Written exercise –
Print, word for word, the opening line of the data below and every line after it through the line that contains "import pandas as pd", but not the pictures.

== Source material ==

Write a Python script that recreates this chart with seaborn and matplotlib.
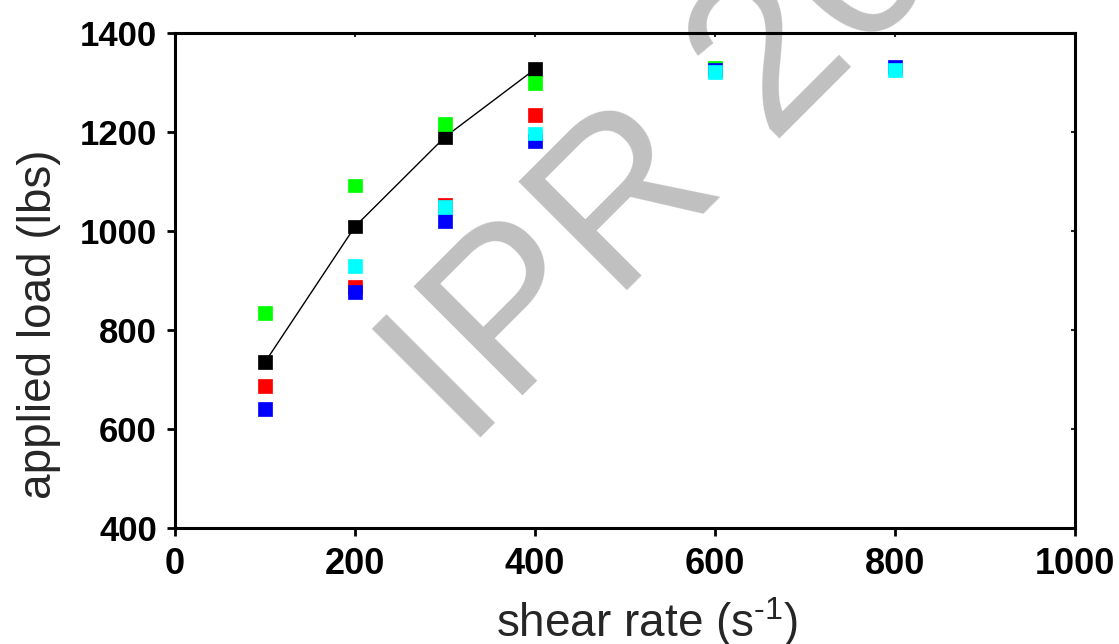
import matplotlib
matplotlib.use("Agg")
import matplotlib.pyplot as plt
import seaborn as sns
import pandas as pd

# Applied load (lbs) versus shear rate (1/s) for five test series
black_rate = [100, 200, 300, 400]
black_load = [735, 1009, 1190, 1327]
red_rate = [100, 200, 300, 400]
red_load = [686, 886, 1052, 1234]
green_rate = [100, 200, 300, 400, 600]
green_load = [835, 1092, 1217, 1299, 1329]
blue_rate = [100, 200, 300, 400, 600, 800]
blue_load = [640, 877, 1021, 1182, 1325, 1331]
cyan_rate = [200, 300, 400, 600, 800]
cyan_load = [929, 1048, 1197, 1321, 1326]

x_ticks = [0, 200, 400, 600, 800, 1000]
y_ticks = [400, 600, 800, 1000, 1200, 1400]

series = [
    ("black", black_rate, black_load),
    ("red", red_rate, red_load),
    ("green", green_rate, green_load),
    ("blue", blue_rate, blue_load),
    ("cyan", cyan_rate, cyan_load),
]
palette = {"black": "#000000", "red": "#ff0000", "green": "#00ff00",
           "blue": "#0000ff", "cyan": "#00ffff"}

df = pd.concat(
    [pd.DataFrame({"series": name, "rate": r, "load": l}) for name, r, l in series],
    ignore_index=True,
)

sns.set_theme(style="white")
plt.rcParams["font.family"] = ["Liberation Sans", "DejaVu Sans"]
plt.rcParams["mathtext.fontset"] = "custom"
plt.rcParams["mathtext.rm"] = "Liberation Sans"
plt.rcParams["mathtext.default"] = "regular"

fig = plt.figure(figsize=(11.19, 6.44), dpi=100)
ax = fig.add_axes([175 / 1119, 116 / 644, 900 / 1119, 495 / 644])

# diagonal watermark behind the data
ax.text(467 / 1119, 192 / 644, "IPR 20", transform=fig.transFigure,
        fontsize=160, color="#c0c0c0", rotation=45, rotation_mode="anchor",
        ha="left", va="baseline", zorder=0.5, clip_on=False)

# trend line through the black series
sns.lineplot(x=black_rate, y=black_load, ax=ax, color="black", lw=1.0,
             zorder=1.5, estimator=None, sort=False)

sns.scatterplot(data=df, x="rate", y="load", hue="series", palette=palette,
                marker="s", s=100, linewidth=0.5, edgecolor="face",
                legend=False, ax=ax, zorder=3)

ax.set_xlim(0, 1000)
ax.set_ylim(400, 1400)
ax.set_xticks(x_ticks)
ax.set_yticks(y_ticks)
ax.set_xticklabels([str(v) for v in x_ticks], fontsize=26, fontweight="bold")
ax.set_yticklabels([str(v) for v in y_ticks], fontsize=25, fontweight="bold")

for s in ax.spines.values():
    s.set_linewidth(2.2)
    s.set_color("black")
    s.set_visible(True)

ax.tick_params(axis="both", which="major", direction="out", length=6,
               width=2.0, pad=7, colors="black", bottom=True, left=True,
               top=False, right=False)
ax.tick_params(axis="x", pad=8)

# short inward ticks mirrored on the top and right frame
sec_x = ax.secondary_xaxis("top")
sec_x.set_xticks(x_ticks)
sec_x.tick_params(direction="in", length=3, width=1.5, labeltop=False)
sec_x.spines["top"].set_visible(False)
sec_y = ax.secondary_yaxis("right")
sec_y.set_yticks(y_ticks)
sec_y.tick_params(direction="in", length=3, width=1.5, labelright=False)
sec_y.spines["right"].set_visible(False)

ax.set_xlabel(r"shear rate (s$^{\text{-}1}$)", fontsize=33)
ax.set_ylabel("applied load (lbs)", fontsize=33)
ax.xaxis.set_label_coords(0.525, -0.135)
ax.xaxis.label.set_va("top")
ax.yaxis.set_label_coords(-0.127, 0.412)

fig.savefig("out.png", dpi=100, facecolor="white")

===

Task output –
Write a Python script that recreates this chart with seaborn and matplotlib.
import matplotlib
matplotlib.use("Agg")
import matplotlib.pyplot as plt
import seaborn as sns
import pandas as pd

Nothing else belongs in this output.